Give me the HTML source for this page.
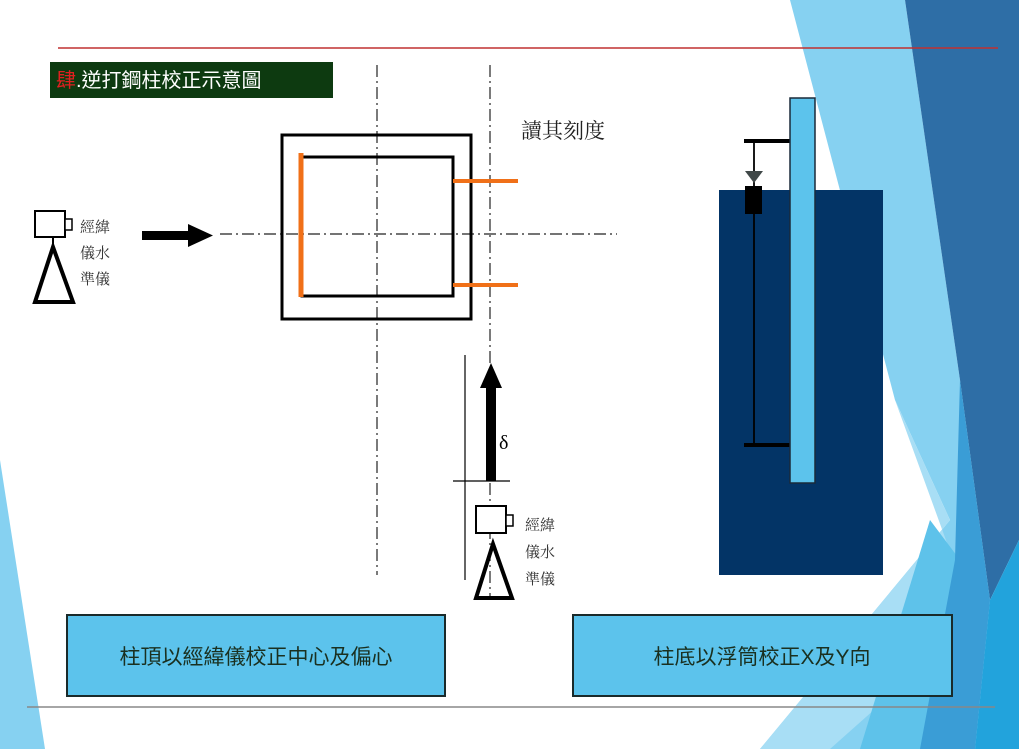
<!DOCTYPE html>
<html><head><meta charset="utf-8"><style>
html,body{margin:0;padding:0;background:#fff;}
body{width:1019px;height:749px;overflow:hidden;position:relative;font-family:"Liberation Sans","Noto Sans CJK TC",sans-serif;}
svg{position:absolute;left:0;top:0;}
</style></head><body>
<svg width="1019" height="749" viewBox="0 0 1019 749" xmlns="http://www.w3.org/2000/svg">
<!-- background shapes -->
<polygon points="790,0 905,0 960,380 990,600 975,749 760,749 950,520 895,400" fill="#86d1f1"/>
<polygon points="895,400 950,520 760,749 830,749 975,620" fill="#a8def5"/>
<polygon points="930,520 990,600 975,749 860,749" fill="#5ec2ea"/>
<polygon points="905,0 1019,0 1019,540 990,600 960,380" fill="#2e6ea6"/>
<polygon points="960,380 990,600 975,749 920,749 955,560" fill="#3a9dd6"/>
<polygon points="1019,540 1019,749 975,749 990,600" fill="#22a3dc"/>
<polygon points="0,460 45,749 0,749" fill="#86d1f1"/>
<!-- lines -->
<line x1="58" y1="48" x2="998" y2="48" stroke="#c03030" stroke-width="1.5"/>
<line x1="27" y1="707" x2="995" y2="707" stroke="#888" stroke-width="1.5"/>
<!-- title -->
<rect x="50" y="62" width="283" height="36" fill="#0d3a10"/>
<text x="56" y="87" font-size="20" fill="#fff"><tspan fill="#e02020">肆</tspan>.逆打鋼柱校正示意圖</text>
<!-- dash-dot center lines -->
<g stroke="#222" stroke-width="1.2" stroke-dasharray="12,4,2,4" fill="none">
<line x1="377" y1="65" x2="377" y2="575"/>
<line x1="490" y1="65" x2="490" y2="600"/>
<line x1="220" y1="234" x2="617" y2="234"/>
</g>
<!-- rectangles -->
<rect x="282" y="135" width="189" height="184" fill="none" stroke="#000" stroke-width="3"/>
<rect x="302" y="157" width="151" height="139" fill="none" stroke="#000" stroke-width="3"/>
<line x1="301" y1="153" x2="301" y2="297" stroke="#f07018" stroke-width="5"/>
<line x1="453" y1="181" x2="518" y2="181" stroke="#f07018" stroke-width="4"/>
<line x1="453" y1="285" x2="518" y2="285" stroke="#f07018" stroke-width="4"/>
<text x="521" y="138" font-size="21" fill="#222" font-family="Liberation Serif, Noto Serif CJK SC, serif">讀其刻度</text>
<!-- left theodolite -->
<rect x="35" y="211" width="30" height="26" fill="#fff" stroke="#000" stroke-width="2"/>
<rect x="65" y="219" width="7" height="11" fill="#fff" stroke="#000" stroke-width="1.5"/>
<line x1="53" y1="237" x2="53" y2="248" stroke="#000" stroke-width="2"/>
<polygon points="53,247 35,302 73,302" fill="none" stroke="#000" stroke-width="4"/>
<g font-size="15" fill="#333" font-family="Liberation Serif, Noto Serif CJK SC, serif">
<text x="80" y="232">經緯</text><text x="80" y="258">儀水</text><text x="80" y="284">準儀</text>
</g>
<rect x="142" y="231" width="48" height="9" fill="#000"/>
<polygon points="188,224 213,235.5 188,247" fill="#000"/>
<!-- bottom theodolite -->
<line x1="465" y1="355" x2="465" y2="580" stroke="#000" stroke-width="1.2"/>
<line x1="453" y1="481" x2="510" y2="481" stroke="#000" stroke-width="1.2"/>
<rect x="486" y="385" width="10" height="96" fill="#000"/>
<polygon points="491,363 480,388 502,388" fill="#000"/>
<text x="499" y="449" font-size="20" fill="#000" font-family="Liberation Serif, serif">δ</text>
<rect x="476" y="506" width="30" height="27" fill="#fff" stroke="#000" stroke-width="2"/>
<rect x="506" y="515" width="7" height="11" fill="#fff" stroke="#000" stroke-width="1.5"/>
<polygon points="493,544 476,598 512,598" fill="none" stroke="#000" stroke-width="4"/>
<g font-size="15" fill="#333" font-family="Liberation Serif, Noto Serif CJK SC, serif">
<text x="525" y="530">經緯</text><text x="525" y="557">儀水</text><text x="525" y="584">準儀</text>
</g>
<!-- right float diagram -->
<rect x="719" y="190" width="164" height="385" fill="#033466"/>
<line x1="744" y1="141" x2="790" y2="141" stroke="#000" stroke-width="4"/>
<line x1="744" y1="445" x2="790" y2="445" stroke="#000" stroke-width="4"/>
<line x1="754" y1="141" x2="754" y2="445" stroke="#000" stroke-width="1.8"/>
<polygon points="745,171 763,171 754,183" fill="#404848"/>
<rect x="745" y="186" width="17" height="28" fill="#000"/>
<rect x="790" y="98" width="25" height="385" fill="#5cc3ec" stroke="#1a2a3a" stroke-width="1.5"/>
<!-- bottom boxes -->
<rect x="67" y="615" width="378" height="81" fill="#5cc3ec" stroke="#1a2a2a" stroke-width="2"/>
<text x="256" y="664" font-size="21" fill="#1a3020" text-anchor="middle">柱頂以經緯儀校正中心及偏心</text>
<rect x="573" y="615" width="379" height="81" fill="#5cc3ec" stroke="#1a2a2a" stroke-width="2"/>
<text x="762" y="664" font-size="21" fill="#1a3020" text-anchor="middle">柱底以浮筒校正X及Y向</text>
</svg>
</body></html>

== == ==

- _GIVEN REQUEST_: Leave out the pictures and reproduce the rest of the listing exactly.

- _EXERCISE RESPONSE_:
Give me the HTML source for this page.
<!DOCTYPE html>
<html><head><meta charset="utf-8"><style>
html,body{margin:0;padding:0;background:#fff;}
body{width:1019px;height:749px;overflow:hidden;position:relative;font-family:"Liberation Sans","Noto Sans CJK TC",sans-serif;}
svg{position:absolute;left:0;top:0;}
</style></head><body>
<svg width="1019" height="749" viewBox="0 0 1019 749" xmlns="http://www.w3.org/2000/svg">
<!-- background shapes -->
<polygon points="790,0 905,0 960,380 990,600 975,749 760,749 950,520 895,400" fill="#86d1f1"/>
<polygon points="895,400 950,520 760,749 830,749 975,620" fill="#a8def5"/>
<polygon points="930,520 990,600 975,749 860,749" fill="#5ec2ea"/>
<polygon points="905,0 1019,0 1019,540 990,600 960,380" fill="#2e6ea6"/>
<polygon points="960,380 990,600 975,749 920,749 955,560" fill="#3a9dd6"/>
<polygon points="1019,540 1019,749 975,749 990,600" fill="#22a3dc"/>
<polygon points="0,460 45,749 0,749" fill="#86d1f1"/>
<!-- lines -->
<line x1="58" y1="48" x2="998" y2="48" stroke="#c03030" stroke-width="1.5"/>
<line x1="27" y1="707" x2="995" y2="707" stroke="#888" stroke-width="1.5"/>
<!-- title -->
<rect x="50" y="62" width="283" height="36" fill="#0d3a10"/>
<text x="56" y="87" font-size="20" fill="#fff"><tspan fill="#e02020">肆</tspan>.逆打鋼柱校正示意圖</text>
<!-- dash-dot center lines -->
<g stroke="#222" stroke-width="1.2" stroke-dasharray="12,4,2,4" fill="none">
<line x1="377" y1="65" x2="377" y2="575"/>
<line x1="490" y1="65" x2="490" y2="600"/>
<line x1="220" y1="234" x2="617" y2="234"/>
</g>
<!-- rectangles -->
<rect x="282" y="135" width="189" height="184" fill="none" stroke="#000" stroke-width="3"/>
<rect x="302" y="157" width="151" height="139" fill="none" stroke="#000" stroke-width="3"/>
<line x1="301" y1="153" x2="301" y2="297" stroke="#f07018" stroke-width="5"/>
<line x1="453" y1="181" x2="518" y2="181" stroke="#f07018" stroke-width="4"/>
<line x1="453" y1="285" x2="518" y2="285" stroke="#f07018" stroke-width="4"/>
<text x="521" y="138" font-size="21" fill="#222" font-family="Liberation Serif, Noto Serif CJK SC, serif">讀其刻度</text>
<!-- left theodolite -->
<rect x="35" y="211" width="30" height="26" fill="#fff" stroke="#000" stroke-width="2"/>
<rect x="65" y="219" width="7" height="11" fill="#fff" stroke="#000" stroke-width="1.5"/>
<line x1="53" y1="237" x2="53" y2="248" stroke="#000" stroke-width="2"/>
<polygon points="53,247 35,302 73,302" fill="none" stroke="#000" stroke-width="4"/>
<g font-size="15" fill="#333" font-family="Liberation Serif, Noto Serif CJK SC, serif">
<text x="80" y="232">經緯</text><text x="80" y="258">儀水</text><text x="80" y="284">準儀</text>
</g>
<rect x="142" y="231" width="48" height="9" fill="#000"/>
<polygon points="188,224 213,235.5 188,247" fill="#000"/>
<!-- bottom theodolite -->
<line x1="465" y1="355" x2="465" y2="580" stroke="#000" stroke-width="1.2"/>
<line x1="453" y1="481" x2="510" y2="481" stroke="#000" stroke-width="1.2"/>
<rect x="486" y="385" width="10" height="96" fill="#000"/>
<polygon points="491,363 480,388 502,388" fill="#000"/>
<text x="499" y="449" font-size="20" fill="#000" font-family="Liberation Serif, serif">δ</text>
<rect x="476" y="506" width="30" height="27" fill="#fff" stroke="#000" stroke-width="2"/>
<rect x="506" y="515" width="7" height="11" fill="#fff" stroke="#000" stroke-width="1.5"/>
<polygon points="493,544 476,598 512,598" fill="none" stroke="#000" stroke-width="4"/>
<g font-size="15" fill="#333" font-family="Liberation Serif, Noto Serif CJK SC, serif">
<text x="525" y="530">經緯</text><text x="525" y="557">儀水</text><text x="525" y="584">準儀</text>
</g>
<!-- right float diagram -->
<rect x="719" y="190" width="164" height="385" fill="#033466"/>
<line x1="744" y1="141" x2="790" y2="141" stroke="#000" stroke-width="4"/>
<line x1="744" y1="445" x2="790" y2="445" stroke="#000" stroke-width="4"/>
<line x1="754" y1="141" x2="754" y2="445" stroke="#000" stroke-width="1.8"/>
<polygon points="745,171 763,171 754,183" fill="#404848"/>
<rect x="745" y="186" width="17" height="28" fill="#000"/>
<rect x="790" y="98" width="25" height="385" fill="#5cc3ec" stroke="#1a2a3a" stroke-width="1.5"/>
<!-- bottom boxes -->
<rect x="67" y="615" width="378" height="81" fill="#5cc3ec" stroke="#1a2a2a" stroke-width="2"/>
<text x="256" y="664" font-size="21" fill="#1a3020" text-anchor="middle">柱頂以經緯儀校正中心及偏心</text>
<rect x="573" y="615" width="379" height="81" fill="#5cc3ec" stroke="#1a2a2a" stroke-width="2"/>
<text x="762" y="664" font-size="21" fill="#1a3020" text-anchor="middle">柱底以浮筒校正X及Y向</text>
</svg>
</body></html>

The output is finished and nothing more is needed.